The Forest Service should transmit copies of this decision, Treasury's regulations, and the Forest Service's revised regulations to all of its accountable officers to inform them of the specific requirements imposed on them in circumstances like this. In the future, we will expect Forest Service officers to adhere to Treasury Department regulations, as well as the new rules adopted by the Forest Service.
In conclusion, pursuant to 31 U.S.C. 3527(a), we relieve Mr. Barrus from liability for this loss.
Susan A. Poling
Managing Associate General Counsel
cc: Mr. Mick Barrus
Director, Financial Policy and Analysis, Forest Service
GAO grants relief to a Forest Service collection officer for loss of personal checks sent for deposit by regular U.S. mail, despite the officer's failure to comply with a Treasury requirement to retain sufficient information about checks sent for deposit to enable reconstruction and recollection of the checks in the event of a loss. Because the Treasury requirement is not a common practice for many reasonably prudent and careful people handling their own collections of this sort, and because Forest service rules did not then (but now do) mirror the Treasury requirement, relief is granted based on a standard of reasonableness. In the future, GAO will expect Forest Service officers to adhere to Treasury Department regulations, as well as the rules adopted by the Forest Service.

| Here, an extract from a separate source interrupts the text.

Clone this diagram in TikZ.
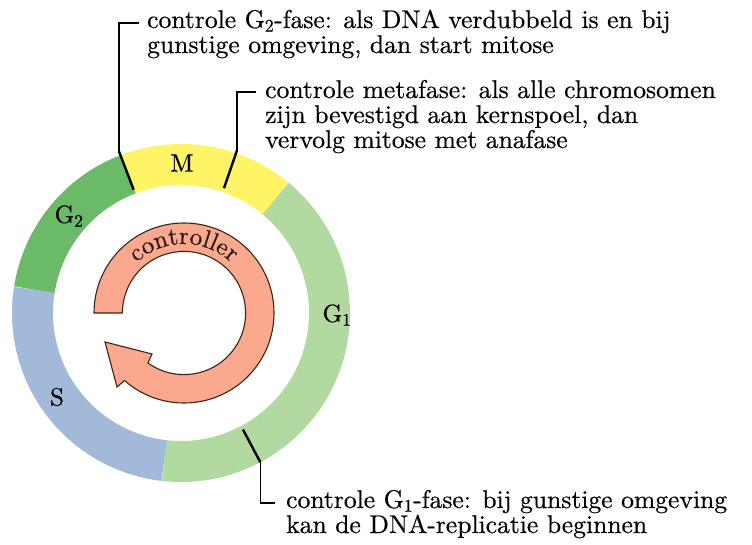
\documentclass[tikz,border=0pt]{standalone}
\usepackage{fontspec}
\setmainfont{lmroman10-regular}[Extension=.otf, BoldFont=lmroman10-regular, BoldFeatures={FakeBold=0.45}, ItalicFont=lmroman10-italic]
\usetikzlibrary{decorations.text}
\definecolor{cM}{HTML}{FFF366}
\definecolor{cGtwo}{HTML}{6BBA68}
\definecolor{cGone}{HTML}{B2DAA0}
\definecolor{cS}{HTML}{A3B9DA}
\definecolor{cArrow}{HTML}{FAA88E}
\definecolor{cEdge}{HTML}{3A2418}
\definecolor{cWord}{HTML}{2A1A12}
\tikzset{
  seg/.style={line width=41pt},
  lab/.style={inner sep=0pt, font=\fontsize{25}{25}\selectfont\bfseries},
  txt/.style={inner sep=0pt, align=left, font=\fontsize{25.6}{25}\selectfont\bfseries},
  ckthick/.style={line width=2.4pt, black},
  ckthin/.style={line width=1.6pt, black, line cap=rect},
  arrowshape/.style={fill=cArrow, draw=cEdge, line width=1.1pt, line join=miter}
}
\begin{document}
\begin{tikzpicture}[x=1pt,y=1pt]
\useasboundingbox (0,0) rectangle (752,544);
\coordinate (C) at (181,231);
% ring segments
\draw[seg, cGone] ([shift={(-96.5:148.5)}]C) arc[start angle=-96.5, end angle=50.5, radius=148.5];
\draw[seg, cM] ([shift={(50.5:148.5)}]C) arc[start angle=50.5, end angle=111, radius=148.5];
\draw[seg, cGtwo] ([shift={(111:148.5)}]C) arc[start angle=111, end angle=171, radius=148.5];
\draw[seg, cS] ([shift={(171:148.5)}]C) arc[start angle=171, end angle=263.5, radius=148.5];
% ring labels
\node[lab] (lM) at (182,381) {M};
\node[lab] (lG2) at (69,328) {G\textsubscript{2}};
\node[lab] (lG1) at (337,229) {G\textsubscript{1}};
\node[lab] (lS) at (57,147) {S};
% controller arrow
\coordinate (A) at (184,231);
\coordinate (hOuter) at (117,157);
\coordinate (hTip) at (105,202);
\coordinate (hInner) at (152,190);
\filldraw[arrowshape] ([shift={(180:90)}]A) arc[start angle=180, end angle=-131.4, radius=90]
  -- (hOuter) -- (hTip) -- (hInner) -- ([shift={(-125.8:61.6)}]A)
  arc[start angle=-125.8, end angle=180, radius=61.6] -- cycle;
\path[decorate, decoration={text along path, text align=center,
  text={|\fontsize{25}{25}\selectfont\bfseries\color{cWord}|controller}}]
  ([shift={(155:69)}]A) arc[start angle=155, end angle=25, radius=69];
% checkpoint texts
\node[txt, anchor=base west] (g2t) at (147,491) {controle G\textsubscript{2}-fase: als DNA verdubbeld is en bij\\gunstige omgeving, dan start mitose};
\node[txt, anchor=base west] (mt) at (265,396) {controle metafase: als alle chromosomen\\zijn bevestigd aan kernspoel, dan\\vervolg mitose met anafase};
\node[txt, anchor=base west] (g1t) at (286,11) {controle G\textsubscript{1}-fase: bij gunstige omgeving\\kan de DNA-replicatie beginnen};
% checkpoint connectors
\coordinate (g2in) at ([shift={(111:132)}]C);
\coordinate (g2out) at ([shift={(111:173)}]C);
\coordinate (g2tick) at ([shift={(-9,30)}]g2t.base west);
\draw[ckthick] (g2in) -- (g2out);
\draw[ckthin] (g2out) |- (g2tick);
\coordinate (min) at ([shift={(71:132)}]C);
\coordinate (mout) at ([shift={(71:172)}]C);
\coordinate (mtick) at ([shift={(-10,56)}]mt.base west);
\draw[ckthick] (min) -- (mout);
\draw[ckthin] (mout) |- (mtick);
\coordinate (g1in) at ([shift={(-62:132)}]C);
\coordinate (g1out) at ([shift={(-62:169)}]C);
\coordinate (g1tick) at ([shift={(-12,30)}]g1t.base west);
\draw[ckthick] (g1in) -- (g1out);
\draw[ckthin] (g1out) |- (g1tick);
\end{tikzpicture}
\end{document}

To preclude similar losses in the future, the Forest Service has issued a new policy requiring the collection officers to send all remittances to the Lockbox by certified mail and to photocopy personal checks that are included in the remittance.
 In October 2001, Treasury expanded this provision by endorsing the practice of retaining duplicate documentation. See I T.F.M. 5-2020 (T.L. No. 603, Oct. 4, 2001) (while not required, the depositing agency should make copies of check deposits before dispatch to allow for replacement if . . . lost or destroyed in transit).